Materials and Preparation

For this experiment, you will need one lacrosse stick, one rubber lacrosse ball, a radar gun, writing materials and three volunteers. Conduct the experiment in an open area, such as a soccer or baseball field. If possible, try to use volunteers who comprise a wide variety of ages and physical abilities, which will give you a broader data sample from which to draw your conclusions.

Hypothesis

In this experiment, you will test whether an average person is able to make a lacrosse ball achieve a higher velocity by shooting it with a lacrosse stick or throwing it barehanded, similar to a baseball pitch. Write a hypothesis in one or two sentences predicting the outcome of the experiment and explaining your prediction scientifically. If you are unsure of the result, do some research on the mechanics involved in both ways of throwing balls.

Procedure

Set up the radar gun in the open space you selected at a distance far enough that you won't potentially be hit.
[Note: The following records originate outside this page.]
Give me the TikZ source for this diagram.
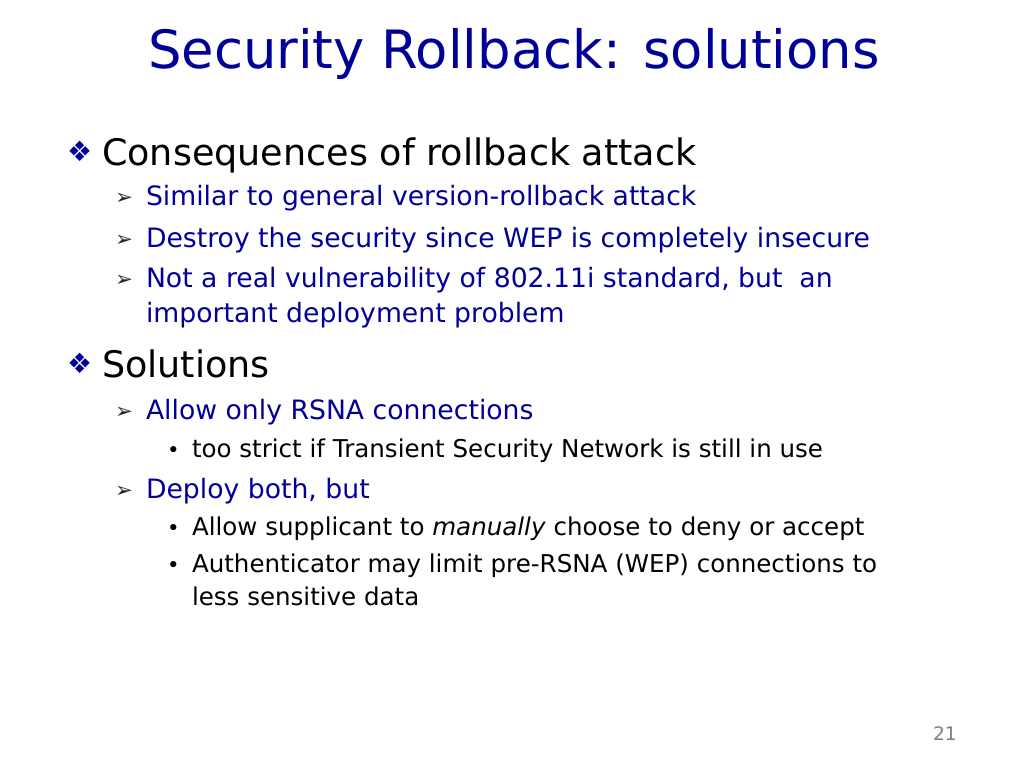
\documentclass[tikz,border=0pt]{standalone}
\usepackage{fontspec}
\setmainfont{DejaVu Sans}
\newfontfamily\symfont{DejaVu Sans}
\definecolor{navy}{RGB}{0,0,153}
\definecolor{pagegray}{RGB}{128,128,128}
\begin{document}
\begin{tikzpicture}[x=0.75pt,y=-0.75pt,
  every node/.style={anchor=base west, inner sep=0pt, outer sep=0pt},
  titletext/.style={text=navy, font=\fontsize{39.6pt}{48pt}\selectfont},
  lvlone/.style={text=black, font=\fontsize{27.4pt}{32pt}\selectfont},
  lvltwo/.style={text=navy, font=\fontsize{20pt}{24pt}\selectfont},
  lvlthree/.style={text=black, font=\fontsize{18.4pt}{22pt}\selectfont},
  bulone/.style={text=navy, font=\symfont\fontsize{21pt}{25pt}\selectfont},
  bultwo/.style={text=black!85, font=\symfont\fontsize{16pt}{19pt}\selectfont},
  bulthree/.style={text=black, font=\fontsize{16pt}{19pt}\selectfont},
  pagenum/.style={text=pagegray, font=\fontsize{14pt}{17pt}\selectfont}]
\useasboundingbox[fill=white] (0,0) rectangle (1024,768);
\node[titletext] (title) at (148,68) {Security Rollback: solutions};
% Consequences
\node[bulone] (b1) at (67,161) {❖};
\node[lvlone] (t1) at (102,165) {Consequences of rollback attack};
\node[bultwo] (b11) at (115,204) {➢};
\node[lvltwo] (t11) at (146,205) {Similar to general version-rollback attack};
\node[bultwo] (b12) at (115,246) {➢};
\node[lvltwo] (t12) at (146,247) {Destroy the security since WEP is completely insecure};
\node[bultwo] (b13) at (115,286) {➢};
\node[lvltwo] (t13) at (146,287) {Not a real vulnerability of 802.11i standard, but\ \ an};
\node[lvltwo] (t13b) at (146,322) {important deployment problem};
% Solutions
\node[bulone] (b2) at (67,373) {❖};
\node[lvlone] (t2) at (102,377) {Solutions};
\node[bultwo] (b21) at (115,418) {➢};
\node[lvltwo] (t21) at (146,419) {Allow only RSNA connections};
\node[bulthree] (b211) at (167,457) {•};
\node[lvlthree] (t211) at (192,457) {too strict if Transient Security Network is still in use};
\node[bultwo] (b22) at (115,497) {➢};
\node[lvltwo] (t22) at (146,498) {Deploy both, but};
\node[bulthree] (b221) at (167,535) {•};
\node[lvlthree] (t221) at (192,535) {Allow supplicant to \textit{manually} choose to deny or accept};
\node[bulthree] (b222) at (167,572) {•};
\node[lvlthree] (t222) at (192,572) {Authenticator may limit pre-RSNA (WEP) connections to};
\node[lvlthree] (t222b) at (192,605) {less sensitive data};
\node[pagenum] (pn) at (933,740) {21};
\end{tikzpicture}
\end{document}
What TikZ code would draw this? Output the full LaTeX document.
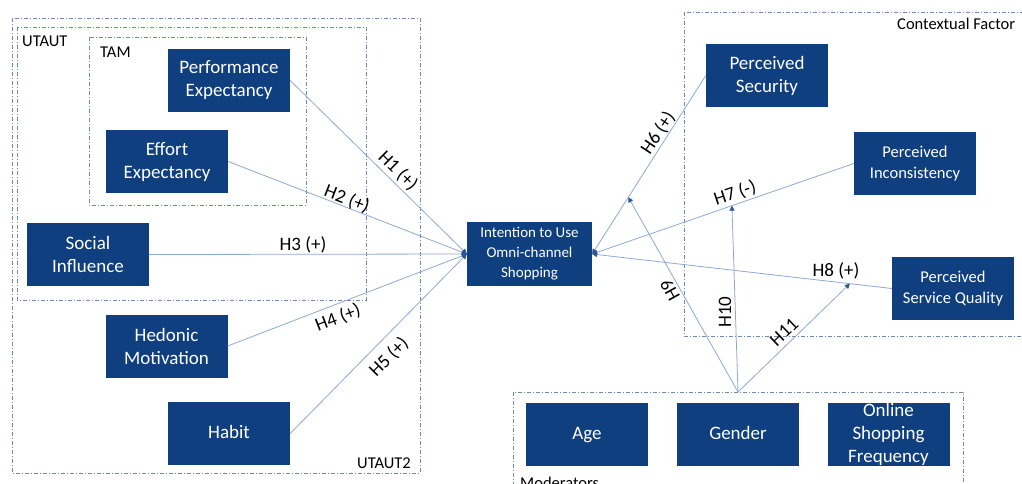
\documentclass[tikz,border=0pt]{standalone}
\usepackage{fontspec}
\setmainfont{Carlito}
\usetikzlibrary{arrows.meta}
\definecolor{boxblue}{HTML}{0F3F7F}
\definecolor{linkblue}{HTML}{8EA9D2}
\definecolor{tipblue}{HTML}{2B5597}
\definecolor{framecol}{HTML}{7289AF}
\begin{document}
\begin{tikzpicture}[x=1pt,y=-1pt,
  box/.style={fill=boxblue, text=white, align=center, inner sep=0pt,
    minimum width=122pt, minimum height=63pt, font=\fontsize{19}{23}\selectfont},
  onebox/.style={box, text height=13.5pt, text depth=4pt},
  smallbox/.style={box, font=\fontsize{16.5}{21}\selectfont},
  intbox/.style={box, minimum width=125pt, minimum height=64pt, font=\fontsize{15}{20}\selectfont},
  frame/.style={draw=framecol, line width=0.8pt, dash pattern=on 4pt off 2pt on 1pt off 2pt},
  grouplbl/.style={font=\fontsize{16.5}{20}\selectfont, text=black, inner sep=0pt},
  link/.style={draw=linkblue, line width=0.8pt, -{Triangle[length=5pt,width=5pt,color=tipblue]}},
  hlbl/.style={font=\fontsize{19}{22}\selectfont, text=black, inner sep=0pt}
]
\useasboundingbox (0,0) rectangle (1022,483);
\fill[white] (0,0) rectangle (1022,483);

% group frames
\draw[frame] (12,18) rectangle (420,473);
\draw[frame] (17,27) rectangle (366,300);
\draw[frame] (89,37) rectangle (306,205);
\draw[frame] (684,12) rectangle (1034,336);
\draw[frame] (513,392) rectangle (963,500);

\node[grouplbl, anchor=base west] (lutaut) at (22,46) {UTAUT};
\node[grouplbl, anchor=base west] (ltam) at (100,57) {TAM};
\node[grouplbl, anchor=base east] (lutaut2) at (411,468) {UTAUT2};
\node[grouplbl, anchor=base west] (lctx) at (897,29) {Contextual Factor};
\node[grouplbl, anchor=base west] (lmod) at (520,488) {Moderators};

% construct boxes
\node[box] (pe) at (229,80.5) {Performance\\Expectancy};
\node[box] (ee) at (167,161.5) {Effort\\Expectancy};
\node[box] (si) at (88,254.5) {Social\\Influence};
\node[box] (hm) at (166.5,346) {Hedonic\\Motivation};
\node[onebox] (hab) at (229,433.5) {Habit};
\node[intbox] (int) at (529.5,254) {Intention to Use\\Omni-channel\\Shopping};
\node[box] (ps) at (767,75.5) {Perceived\\Security};
\node[smallbox] (pi) at (915,163.5) {Perceived\\Inconsistency};
\node[smallbox] (psq) at (953,288.5) {Perceived\\Service Quality};
\node[onebox] (age) at (587,434.5) {Age};
\node[onebox] (gen) at (738,434.5) {Gender};
\node[box] (osf) at (888.5,434.5) {Online\\Shopping\\Frequency};

% hypotheses
\draw[link] (pe.east) -- (int.west);
\draw[link] (ee.east) -- (int.west);
\draw[link] (si.east) -- (int.west);
\draw[link] (hm.east) -- (int.west);
\draw[link] (hab.east) -- (int.west);
\draw[link] (ps.west) -- coordinate[pos=0.682] (m6) (int.east);
\draw[link] (pi.west) -- coordinate[pos=0.466] (m7) (int.east);
\draw[link] (psq.west) -- coordinate[pos=0.14] (m8) (int.east);

% moderation
\coordinate (gsrc) at (738,392);
\draw[link] (gsrc) -- (m6);
\draw[link] (gsrc) -- (m7);
\draw[link] (gsrc) -- (m8);

% labels
\node[hlbl, rotate=-44.5] (h1) at (398,171) {H1 (+)};
\node[hlbl, rotate=-21] (h2) at (347,199) {H2 (+)};
\node[hlbl] (h3) at (303,245) {H3 (+)};
\node[hlbl, rotate=21] (h4) at (338,318) {H4 (+)};
\node[hlbl, rotate=45] (h5) at (389,357) {H5 (+)};
\node[hlbl, rotate=56.5] (h6) at (658,133) {H6 (+)};
\node[hlbl, rotate=18.4] (h7) at (735,193) {H7 (-)};
\node[hlbl] (h8) at (836,271) {H8 (+)};
\node[hlbl, rotate=119] (h9) at (670,290) {H9};
\node[hlbl, rotate=90] (h10) at (725,312) {H10};
\node[hlbl, rotate=43.5] (h11) at (784,332) {H11};
\end{tikzpicture}
\end{document}
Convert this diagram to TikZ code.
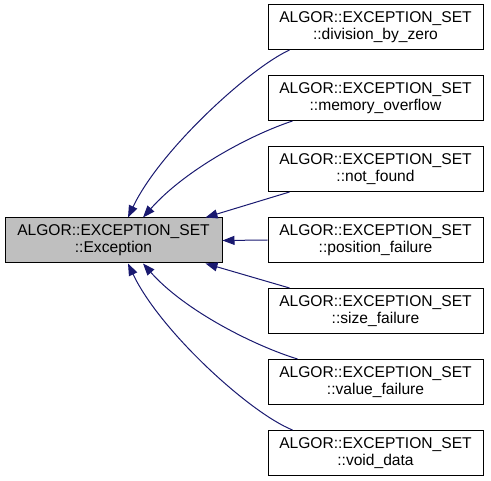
\documentclass[tikz,border=0pt]{standalone}
\usepackage{fontspec}
\setmainfont{Liberation Sans}
\usetikzlibrary{arrows.meta,calc}
\definecolor{edgeblue}{HTML}{191970}
\definecolor{maingray}{HTML}{BFBFBF}
\tikzset{
  cls/.style={draw=black, line width=1pt, fill=white, minimum width=215pt, minimum height=45pt,
    inner sep=0pt, align=center, font=\fontsize{15.6}{17}\selectfont},
  mainbox/.style={cls, fill=maingray, minimum width=217pt},
  inh/.style={draw=edgeblue, line width=1pt, -{Triangle[length=12pt,width=9pt]}},
}
\begin{document}
\begin{tikzpicture}[x=1pt,y=-1pt]
\useasboundingbox (0,0) rectangle (491,481);
\node[mainbox] (main) at (113.5,240.5) {ALGOR::EXCEPTION\_SET\\::Exception};
\node[cls] (b1) at (375.5,27) {ALGOR::EXCEPTION\_SET\\::division\_by\_zero};
\node[cls] (b2) at (375.5,98) {ALGOR::EXCEPTION\_SET\\::memory\_overflow};
\node[cls] (b3) at (375.5,169) {ALGOR::EXCEPTION\_SET\\::not\_found};
\node[cls] (b4) at (375.5,240) {ALGOR::EXCEPTION\_SET\\::position\_failure};
\node[cls] (b5) at (375.5,311) {ALGOR::EXCEPTION\_SET\\::size\_failure};
\node[cls] (b6) at (375.5,382) {ALGOR::EXCEPTION\_SET\\::value\_failure};
\node[cls] (b7) at (375.5,453) {ALGOR::EXCEPTION\_SET\\::void\_data};
\draw[inh] ($(b1.south west)+(22,0)$) .. controls (250,68) and (160,150) .. ($(main.north)+(14.5,0)$);
\draw[inh] ($(b2.south west)+(25,0)$) .. controls (250,135) and (185,170) .. ($(main.north)+(29.5,0)$);
\draw[inh] ($(b3.south west)+(22,0)$) -- ($(main.north east)+(-17,0)$);
\draw[inh] (b4.west) -- (main.east);
\draw[inh] ($(b5.north west)+(22,0)$) -- ($(main.south east)+(-17,0)$);
\draw[inh] ($(b6.north west)+(30,0)$) .. controls (255,346) and (185,311) .. ($(main.south)+(29.5,0)$);
\draw[inh] ($(b7.north west)+(25,0)$) .. controls (250,413) and (160,331) .. ($(main.south)+(14.5,0)$);
\end{tikzpicture}
\end{document}
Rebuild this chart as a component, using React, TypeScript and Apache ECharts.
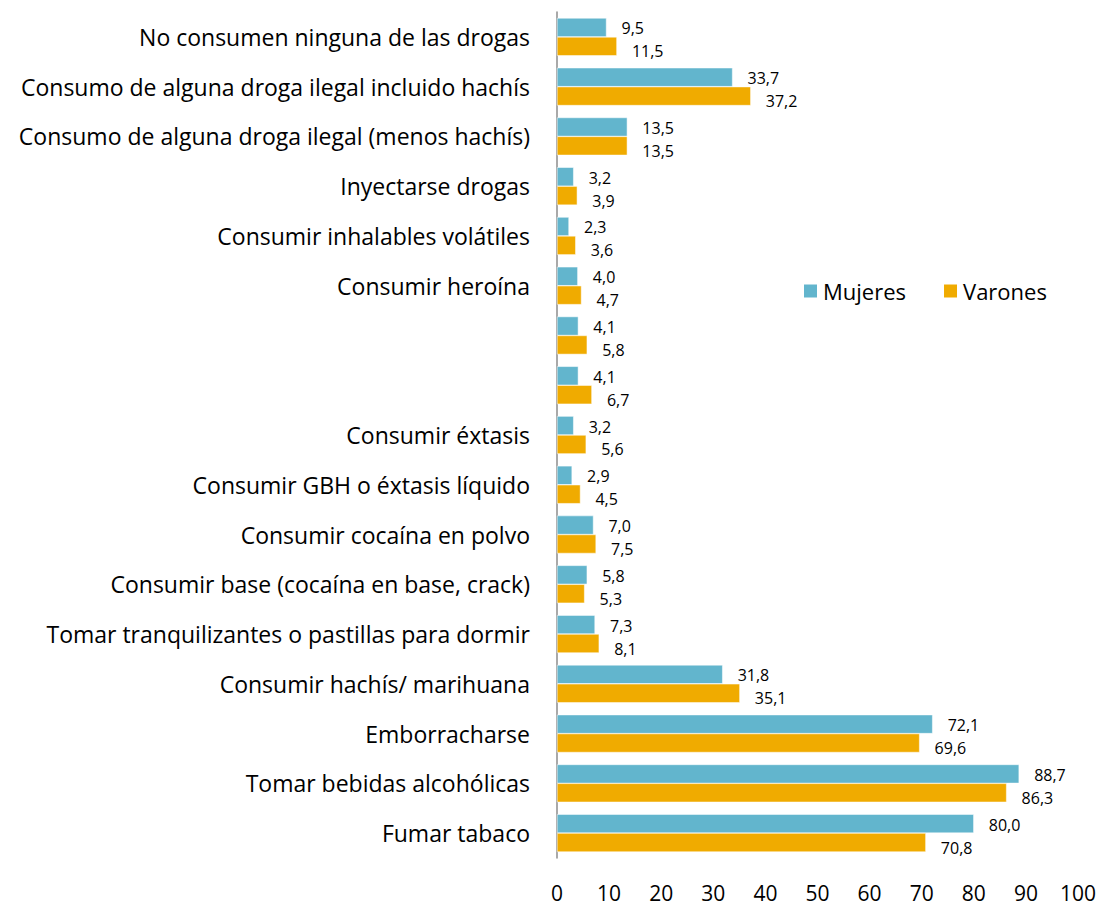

Instruct each of your volunteers to take five shots with the lacrosse stick and five freehand pitches, in both cases throwing as hard as they can, and measure their maximum velocity with the radar. If your volunteers are unfamiliar with using a lacrosse stick, instruct them to hold the stick with their dominant hand about a foot above the lower end and their other hand on the end itself, pull it back over their shoulders and shoot the ball forward.

Conclusion

Write a conclusion that either confirms or refutes the hypothesis. If your hypothesis was incorrect, you also need to find a scientific explanation for why the results were different than you expected. While it is possible that some of volunteers may have thrown the ball barehanded faster a few times, particularly if they have experience with baseball, in general the lacrosse shots should have been faster. This is because the lacrosse stick acts like a lever, with the hand acting as the fulcrum. The arm acts in a similar way, but the increased length of the stick creates more mechanical energy, making the ball go faster.